By Rex HoggardJanuary 22, 2018, 9:14 pm

Quail Hollow Club - a staple on the PGA Tour since 2003 - debuted as a longer, tougher version of itself at last year’s PGA Championship, receiving mixed reviews from players.

The course played to a lengthened 7,600 yards at last year’s PGA and a 73.46 stroke average, the toughest course in relation to par on Tour in 2017. As a result, it left some players less than excited to return to the Charlotte, N.C.-area layout later this spring for the Wells Fargo Championship.

It’s that lack of enthusiasm that led officials at Quail Hollow to send a video to players saying, essentially, that the course players have lauded for years will be back in May.

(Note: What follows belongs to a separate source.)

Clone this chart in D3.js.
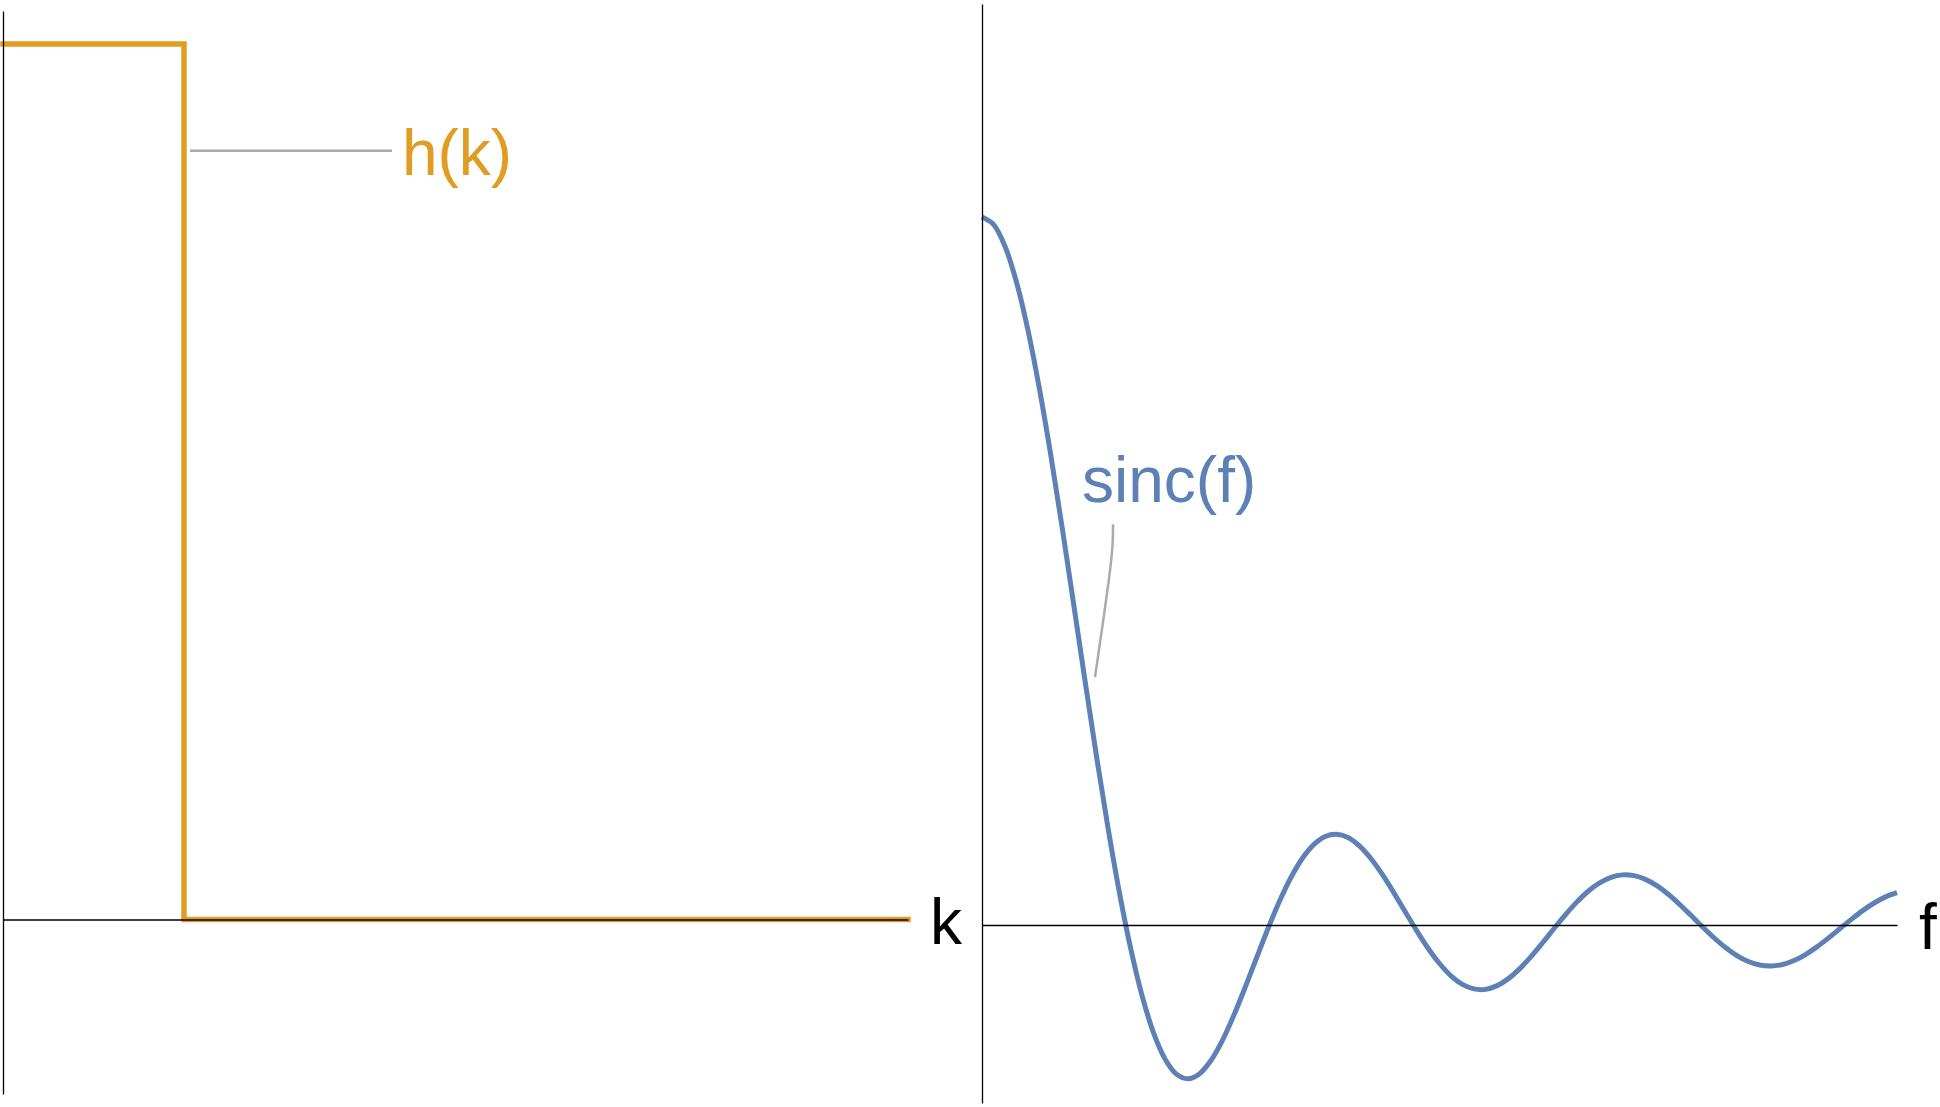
<!DOCTYPE html>
<html>
<head>
<meta charset="utf-8">
<script src="https://cdn.jsdelivr.net/npm/d3@7"></script>
<style>
  html, body { margin: 0; padding: 0; background: #fff; }
  svg { display: block; }
  text { font-family: "Liberation Sans", Arial, sans-serif; }
</style>
</head>
<body>
<svg id="chart" width="1940" height="1107"></svg>
<script>
// ---- Data ----
// Left panel: step function h(k)
const hK = [0, 1, 1, 5];
const hVal = [1, 1, 0, 0];

// Right panel: sinc(f) samples, every 0.25
const fVals = [0, 0.25, 0.5, 0.75, 1, 1.25, 1.5, 1.75, 2, 2.25, 2.5, 2.75, 3, 3.25, 3.5, 3.75,
               4, 4.25, 4.5, 4.75, 5, 5.25, 5.5, 5.75, 6, 6.25, 6.5, 6.75, 7, 7.25, 7.5, 7.75,
               8, 8.25, 8.5, 8.75, 9, 9.25, 9.5, 9.75, 10, 10.25, 10.5, 10.75, 11, 11.25, 11.5, 11.75,
               12, 12.25, 12.5, 12.75, 13, 13.25, 13.5, 13.75, 14, 14.25, 14.5, 14.75, 15, 15.25, 15.5, 15.75,
               16, 16.25, 16.5, 16.75, 17, 17.25, 17.5, 17.75, 18, 18.25, 18.5, 18.75, 19, 19.25, 19.5, 19.75, 20];
const sincVals = [1, 0.9896, 0.9589, 0.9089, 0.8415, 0.7592, 0.6650, 0.5623, 0.4546, 0.3458, 0.2394, 0.1388,
                  0.0470, -0.0333, -0.1002, -0.1524, -0.1892, -0.2106, -0.2172, -0.2104, -0.1918, -0.1636,
                  -0.1283, -0.0884, -0.0466, -0.0053, 0.0331, 0.0667, 0.0939, 0.1135, 0.1251, 0.1283,
                  0.1237, 0.1118, 0.0939, 0.0714, 0.0458, 0.0188, -0.0079, -0.0328, -0.0544, -0.0717,
                  -0.0838, -0.0902, -0.0909, -0.0860, -0.0761, -0.0620, -0.0447, -0.0254, -0.0053, 0.0143,
                  0.0323, 0.0477, 0.0595, 0.0674, 0.0708, 0.0697, 0.0645, 0.0555, 0.0434, 0.0290,
                  0.0133, -0.0027, -0.0180, -0.0318, -0.0431, -0.0516, -0.0566, -0.0579, -0.0558, -0.0502,
                  -0.0417, -0.0309, -0.0185, -0.0053, 0.0079, 0.0203, 0.0311, 0.0397, 0.0456];

// Labels
const leftLabel = "h(k)";
const rightLabel = "sinc(f)";
const leftAxisLabel = "k";
const rightAxisLabel = "f";

// ---- Drawing ----
const orange = "#E19C24";
const blue = "#5E81B5";
const gray = "#AAAAAA";

const svg = d3.select("#chart");

// Left scales
const xK = d3.scaleLinear().domain([0, 5]).range([3, 908]);
const yH = d3.scaleLinear().domain([-0.1993, 1.0377]).range([1094, 11]);

// Right scales
const xF = d3.scaleLinear().domain([0, 20]).range([982, 1897]);
const yS = d3.scaleLinear().domain([-0.2514, 1.3008]).range([1103, 4]);

// Left curve
const hData = hK.map((k, i) => ({ x: k, y: hVal[i] }));
svg.append("path")
  .datum(hData)
  .attr("fill", "none")
  .attr("stroke", orange)
  .attr("stroke-width", 5.5)
  .attr("stroke-linejoin", "miter")
  .attr("stroke-linecap", "square")
  .attr("d", d3.line().x(d => xK(d.x)).y(d => yH(d.y)));

// h(k) callout
svg.append("line")
  .attr("x1", xK(1.033)).attr("x2", xK(2.149))
  .attr("y1", yH(0.878)).attr("y2", yH(0.878))
  .attr("stroke", gray).attr("stroke-width", 2.5);
svg.append("text")
  .attr("x", xK(2.204)).attr("y", 175)
  .attr("fill", orange)
  .attr("font-size", 64)
  .text(leftLabel);

// Right curve
const sData = fVals.map((f, i) => ({ x: f, y: sincVals[i] }));
svg.append("path")
  .datum(sData)
  .attr("fill", "none")
  .attr("stroke", blue)
  .attr("stroke-width", 5)
  .attr("stroke-linejoin", "round")
  .attr("d", d3.line().curve(d3.curveCatmullRom.alpha(0.5)).x(d => xF(d.x)).y(d => yS(d.y)));

// sinc(f) callout
const callPts = [[2.863, 0.566], [2.863, 0.543], [2.82, 0.505], [2.47, 0.350]];
svg.append("path")
  .datum(callPts)
  .attr("fill", "none")
  .attr("stroke", gray)
  .attr("stroke-width", 2.5)
  .attr("d", d3.line().curve(d3.curveBasis).x(d => xF(d[0])).y(d => yS(d[1])));
svg.append("text")
  .attr("x", xF(2.186)).attr("y", 502)
  .attr("fill", blue)
  .attr("font-size", 64)
  .text(rightLabel);

// Axes (drawn on top)
function styleAxis(g) {
  g.select(".domain").attr("stroke", "#000").attr("stroke-width", 1.3);
  g.selectAll(".tick").remove();
}
svg.append("g")
  .attr("transform", `translate(0,${yH(0)})`)
  .call(d3.axisBottom(xK).ticks(0).tickSizeOuter(0))
  .call(styleAxis);
svg.append("g")
  .attr("transform", `translate(${xK(0)},0)`)
  .call(d3.axisLeft(yH).ticks(0).tickSizeOuter(0))
  .call(styleAxis);
svg.append("g")
  .attr("transform", `translate(0,${yS(0)})`)
  .call(d3.axisBottom(xF).ticks(0).tickSizeOuter(0))
  .call(styleAxis);
svg.append("g")
  .attr("transform", `translate(${xF(0)},0)`)
  .call(d3.axisLeft(yS).ticks(0).tickSizeOuter(0))
  .call(styleAxis);

// Axis labels
svg.append("text")
  .attr("x", xK(5) + 22).attr("y", yH(0) + 24)
  .attr("fill", "#000").attr("font-size", 64)
  .text(leftAxisLabel);
svg.append("text")
  .attr("x", xF(20) + 22).attr("y", yS(0) + 24)
  .attr("fill", "#000").attr("font-size", 64)
  .text(rightAxisLabel);
</script>
</body>
</html>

The video, which includes Quail Hollow president Johnny Harris and runs nearly five minutes, begins with an explanation of how the first hole, which played as a 524-yard par 4 at the PGA, will play much shorter at the Wells Fargo Championship.

“I had a number of my friends who were playing in the tournament tell me that tee was better suited as a lemonade stand,” Harris joked of the new tee box on the fourth hole. “I doubt we’ll ever see that tee used again in competition.”

Harris also explained that the greens, which became too fast for some, will be “softer” for this year’s Wells Fargo Championship.